Nel nome di Marx
Oggi, ormai centoquarantuno anni fa, moriva l'uomo che ci ha insegnato cosa fare. E se in questo arco di tempo qualcuno di altrettanto virtuoso si è prodigato nel dirci come farlo è perché, a monte, Karl Marx ci ha fornito ogni strumento di comprensione di questa società, delle sue contraddizioni e delle strategie di riscatto. Tanto che a far lo sforzo di rileggerlo ora, alla luce del contesto disumano in cui viviamo, il suo pensiero suona fresco come se fosse appena stato elaborato. Invece, il Capitale è datato 1867 e, tra le pagine di un'opera ciclopica, antesignana e illuminante, si legge la definizione del concetto di capitale che, con l'occidente e quindi le nostre vite ad un palmo dal baratro, avremmo tutti il dovere di porre al centro del nostro desiderio di un mondo migliore.
Capitale, ci perdonerà Marx per il sunto, non è un gruzzolo messo da parte ma un rapporto sociale. Meglio: è un rapporto di produzione sociale che appartiene ad una determinata formazione storica. Da una parte, quindi, il monopolio dei mezzi di produzione appannaggio di una fetta esigua di popolazione; dall'altra, a fare da contrasto, i proprietari della forza-lavoro, fisica ma anche intellettuale, la moltitudine subalterna che vende il proprio operato al mercato in cambio dei mezzi di sussistenza. È lo sfruttamento edificato sulla proprietà, quella borghese. Capitale, appunto, quale rapporto di forza in seno alla società egemonizzata dal plusvalore, il lavoro non pagato che è unità di misura dello sfruttamento nonché strumento di accumulo.
Capitale, ancora, nella sua endemica contraddizione: la necessaria contrazione dei salari per aumentare i profitti che comporta la contrazione della domanda che genera i profitti stessi. È il principio della paghetta di sussistenza elargita dai padroni, che non è mai filantropia ma la strategica fuoriuscita dal cortocircuito di cui sopra. Perché il sistema è andato gambe all'aria è allora chiaro.

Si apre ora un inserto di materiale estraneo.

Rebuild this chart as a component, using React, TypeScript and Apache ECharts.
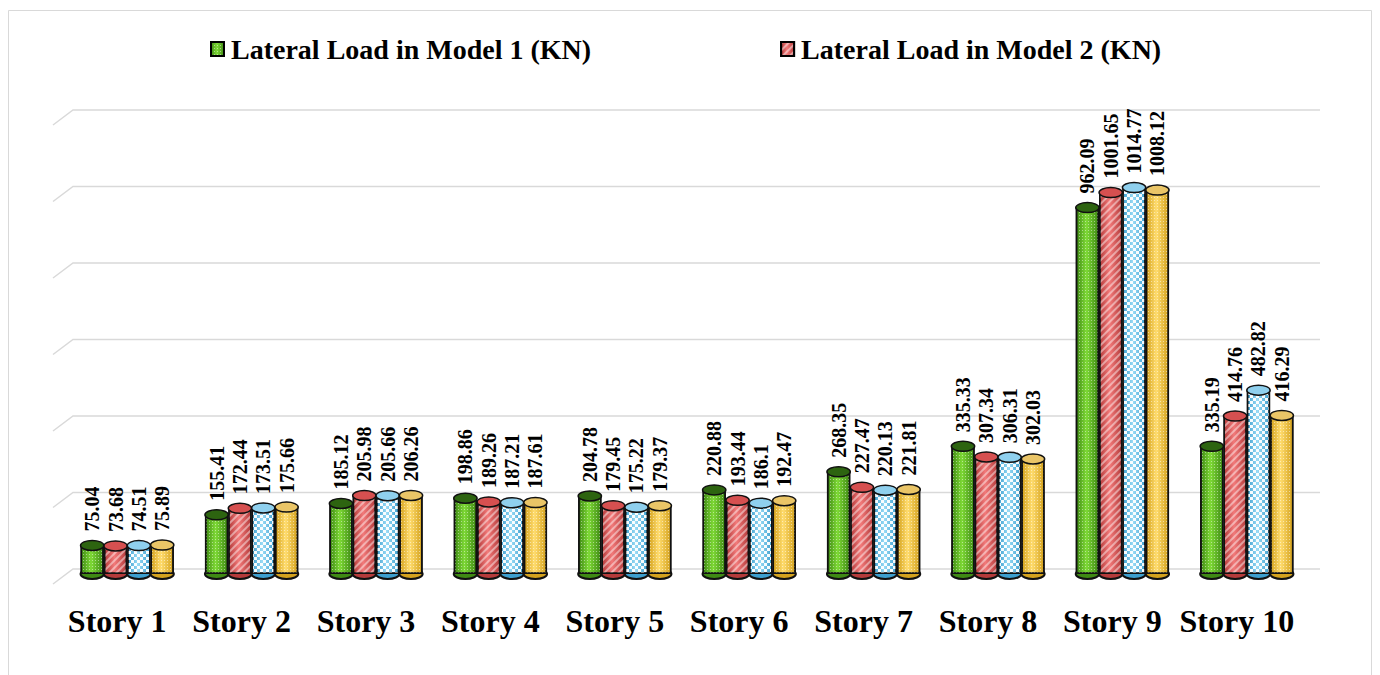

La sovrapproduzione, conseguenza dell'abbassamento della domanda che a sua volta è abbassata dalla riduzione dei salari, non genera ricchezza ma povertà intesa come non più soddisfacimento dei bisogni primari. Capitalismo non è che questa piovra, ma avremmo dovuto saperlo già da un sacco di tempo, più che lagnarci ora, perché debitamente messi in guardia.
Come sia possibile non avversare l'idea dominante dell'uso della tecnologia e delle conoscenze sempre nuove - oggi che in tal senso godiamo di potenzialità infinite - non per il miglioramento della qualità di vita del lavoratore ma, al contrario, per intensificarla attraverso la riduzione degli addetti e conseguente strategia di contenimento degli emolumenti, è solo uno degli irrisolti misteri che pervadono l'essere umano quale primo nemico di se stesso. Del resto, sarebbero altresì noti anche lo strumento per fronteggiare la dicotomia capitale-lavoro, la lotta di classe, e la via per il cambio rivoluzionario dell'economia, l'unione delle classi subalterne con l'organizzazione partitica. Sarebbero.
Niente. Non siamo stati in grado di fare nostro nulla di tutto ciò e il risultato è plasticamente sotto ai nostri occhi. Ciò che fa inabissare la qualità di vita, infatti, non è un'erronea applicazione del modello capitalista, come gli stessi teorici del capitale ripetono a pappagallo ogni qualvolta si palesino senza possibilità di essere celate le contraddizioni che inchiodano la massa popolare. Non una degenerazione frutto dell'errore umano ad inficiare il meccanismo, quindi, ma la sua ontologica essenza. Capitalismo umano, lapalissiano, è un ossimoro. Uno dei tanti neologismi coniati dal palazzo per indorare la pillola. Tipo 'guerre umanitarie', per intenderci. Allo scopo, il gigante di Treviri ammoniva che non serva affannarsi per interpretare in maniera differente questo tipo di mondo ma occorre lottare per rivoluzionarlo. E, tornando al pensiero iniziale, ci ha messo per le mani il 'come' che è miseramente caduto nel vuoto. Perle ai porci, è davvero il caso di dirlo.
A Marx, allora. Stella polare per chi, ancora nel 2024, abbraccia l'idea che un mondo più equo sia sempre possibile.